Ever since I came across an old Geography book that talked about the mid oceanic ridges as a teenager, I wanted to be an Earth scientist. Despite being discouraged by my parents (‘are you smart enough?’), I studied geophysics in Munich and Berlin and enjoyed a lot of fieldwork in South America during this time. During my PhD in Barcelona I was involved in studies of suture zones in southern Spain and volcanism on the Canary Islands. At GNS science, just after my PhD, I got started interpreting data from the Taupo Volcanic Zone and did my very first 3-D inversion model on the Rotokawa geothermal system. This was when I really got interested in geothermal. Now with the large dataset thatTed is modelling we get more spectacular results and see the intrusions associated with most systems, which is an important result of the new dense MT survey in the TVZ.
It used to be fieldwork, but getting the first inversion results with new data or a new code or comparing the data to other geophysical methods is always very exciting, especially if the results match nicely which is the case more often than we expect (being pessimists). I also really enjoy discussions with colleagues at conferences, and lately also mentoring students.
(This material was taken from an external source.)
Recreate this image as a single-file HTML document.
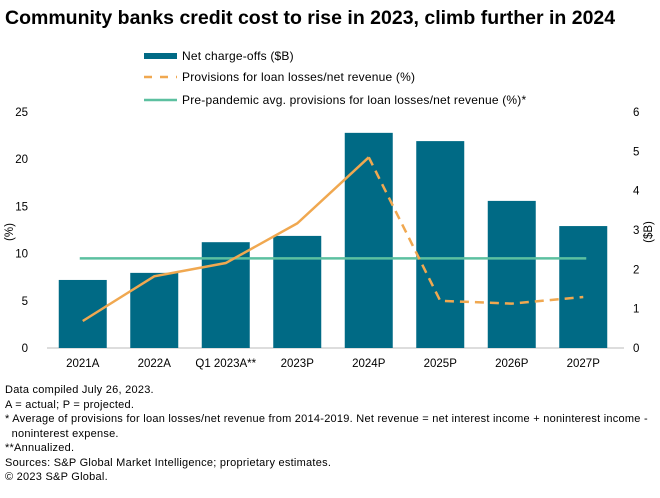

W. Heise, T.G. Caldwell, H. M. Bibby, S. C. Bannister: (2008) Three-dimensional modelling of magnetotelluric data from the Rotokawa geothermal field, Taupo Volcanic Zone, New Zealand. Geophysical Journal International, 173: 740–750,
What was the research finding?
This was the first 3-D inversion of a geothermal system, and the results are compared to a forward model which had been done before 3-D inversion was available. The models look similar and show the high temperature zone beneath the conductive clay cap.
Why is it important?
The 3-D interpretation magnetotelluric data of the Rotokawa geothermal system using different modelling methods gives a plausible model of the deeper structure. The structure of the resistivity models is consistent with a geological model based on hydrothermal alteration and temperatures. The most important feature of the 3-D resistivity models is a resistive zone beneath the conductive clay cap representing the high temperature core of the geothermal system.
Where are you?
In Chile 2007 at volcan Tolguaca.
What are you doing?
I’m measuring the contact resistances of the electrodes at the MT site together with my Chilean colleague Antonio.